╭─ RECORDS TO USE

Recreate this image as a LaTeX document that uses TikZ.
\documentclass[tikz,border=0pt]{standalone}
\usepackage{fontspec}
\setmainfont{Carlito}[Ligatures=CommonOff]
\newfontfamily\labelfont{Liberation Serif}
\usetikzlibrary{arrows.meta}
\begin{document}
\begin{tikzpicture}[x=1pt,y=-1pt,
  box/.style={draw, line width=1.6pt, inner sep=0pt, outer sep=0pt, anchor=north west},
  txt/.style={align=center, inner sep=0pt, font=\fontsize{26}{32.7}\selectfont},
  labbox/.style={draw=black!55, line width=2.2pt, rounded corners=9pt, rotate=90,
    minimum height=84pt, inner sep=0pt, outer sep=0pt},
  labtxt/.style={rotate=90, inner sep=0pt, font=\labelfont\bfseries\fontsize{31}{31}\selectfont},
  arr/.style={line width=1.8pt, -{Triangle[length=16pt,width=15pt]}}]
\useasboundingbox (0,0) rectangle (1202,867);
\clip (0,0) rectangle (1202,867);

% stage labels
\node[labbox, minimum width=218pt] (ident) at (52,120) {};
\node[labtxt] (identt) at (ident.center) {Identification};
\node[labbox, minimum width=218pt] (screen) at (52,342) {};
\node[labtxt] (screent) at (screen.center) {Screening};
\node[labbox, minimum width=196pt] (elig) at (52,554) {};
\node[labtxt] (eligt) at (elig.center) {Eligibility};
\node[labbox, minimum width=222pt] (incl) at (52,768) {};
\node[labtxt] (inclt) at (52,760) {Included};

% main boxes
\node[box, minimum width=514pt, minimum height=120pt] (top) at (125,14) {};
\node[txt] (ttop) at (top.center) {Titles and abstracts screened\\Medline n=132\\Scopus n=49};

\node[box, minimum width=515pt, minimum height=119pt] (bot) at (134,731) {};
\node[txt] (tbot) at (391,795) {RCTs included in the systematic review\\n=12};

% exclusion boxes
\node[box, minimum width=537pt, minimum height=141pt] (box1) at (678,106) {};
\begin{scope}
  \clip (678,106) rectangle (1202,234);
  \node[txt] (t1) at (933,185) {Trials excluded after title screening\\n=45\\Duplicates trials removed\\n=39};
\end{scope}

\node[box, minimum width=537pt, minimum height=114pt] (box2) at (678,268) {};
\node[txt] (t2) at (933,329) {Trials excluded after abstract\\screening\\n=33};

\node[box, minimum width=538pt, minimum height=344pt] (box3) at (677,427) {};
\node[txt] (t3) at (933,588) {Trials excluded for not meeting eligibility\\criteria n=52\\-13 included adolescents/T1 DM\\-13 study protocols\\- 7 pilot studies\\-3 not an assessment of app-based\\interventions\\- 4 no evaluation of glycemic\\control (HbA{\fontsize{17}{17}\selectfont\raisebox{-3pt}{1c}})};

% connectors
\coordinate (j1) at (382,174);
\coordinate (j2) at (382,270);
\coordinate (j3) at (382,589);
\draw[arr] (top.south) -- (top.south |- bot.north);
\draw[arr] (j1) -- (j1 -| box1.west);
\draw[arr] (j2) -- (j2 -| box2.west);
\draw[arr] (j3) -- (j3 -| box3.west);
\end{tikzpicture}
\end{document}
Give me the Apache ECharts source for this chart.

╰─

WRITTEN TASK:
Repeat the data in its entirety, character for character.

RESPONSE:
Recreate this image as a LaTeX document that uses TikZ.
\documentclass[tikz,border=0pt]{standalone}
\usepackage{fontspec}
\setmainfont{Carlito}[Ligatures=CommonOff]
\newfontfamily\labelfont{Liberation Serif}
\usetikzlibrary{arrows.meta}
\begin{document}
\begin{tikzpicture}[x=1pt,y=-1pt,
  box/.style={draw, line width=1.6pt, inner sep=0pt, outer sep=0pt, anchor=north west},
  txt/.style={align=center, inner sep=0pt, font=\fontsize{26}{32.7}\selectfont},
  labbox/.style={draw=black!55, line width=2.2pt, rounded corners=9pt, rotate=90,
    minimum height=84pt, inner sep=0pt, outer sep=0pt},
  labtxt/.style={rotate=90, inner sep=0pt, font=\labelfont\bfseries\fontsize{31}{31}\selectfont},
  arr/.style={line width=1.8pt, -{Triangle[length=16pt,width=15pt]}}]
\useasboundingbox (0,0) rectangle (1202,867);
\clip (0,0) rectangle (1202,867);

% stage labels
\node[labbox, minimum width=218pt] (ident) at (52,120) {};
\node[labtxt] (identt) at (ident.center) {Identification};
\node[labbox, minimum width=218pt] (screen) at (52,342) {};
\node[labtxt] (screent) at (screen.center) {Screening};
\node[labbox, minimum width=196pt] (elig) at (52,554) {};
\node[labtxt] (eligt) at (elig.center) {Eligibility};
\node[labbox, minimum width=222pt] (incl) at (52,768) {};
\node[labtxt] (inclt) at (52,760) {Included};

% main boxes
\node[box, minimum width=514pt, minimum height=120pt] (top) at (125,14) {};
\node[txt] (ttop) at (top.center) {Titles and abstracts screened\\Medline n=132\\Scopus n=49};

\node[box, minimum width=515pt, minimum height=119pt] (bot) at (134,731) {};
\node[txt] (tbot) at (391,795) {RCTs included in the systematic review\\n=12};

% exclusion boxes
\node[box, minimum width=537pt, minimum height=141pt] (box1) at (678,106) {};
\begin{scope}
  \clip (678,106) rectangle (1202,234);
  \node[txt] (t1) at (933,185) {Trials excluded after title screening\\n=45\\Duplicates trials removed\\n=39};
\end{scope}

\node[box, minimum width=537pt, minimum height=114pt] (box2) at (678,268) {};
\node[txt] (t2) at (933,329) {Trials excluded after abstract\\screening\\n=33};

\node[box, minimum width=538pt, minimum height=344pt] (box3) at (677,427) {};
\node[txt] (t3) at (933,588) {Trials excluded for not meeting eligibility\\criteria n=52\\-13 included adolescents/T1 DM\\-13 study protocols\\- 7 pilot studies\\-3 not an assessment of app-based\\interventions\\- 4 no evaluation of glycemic\\control (HbA{\fontsize{17}{17}\selectfont\raisebox{-3pt}{1c}})};

% connectors
\coordinate (j1) at (382,174);
\coordinate (j2) at (382,270);
\coordinate (j3) at (382,589);
\draw[arr] (top.south) -- (top.south |- bot.north);
\draw[arr] (j1) -- (j1 -| box1.west);
\draw[arr] (j2) -- (j2 -| box2.west);
\draw[arr] (j3) -- (j3 -| box3.west);
\end{tikzpicture}
\end{document}
Give me the Apache ECharts source for this chart.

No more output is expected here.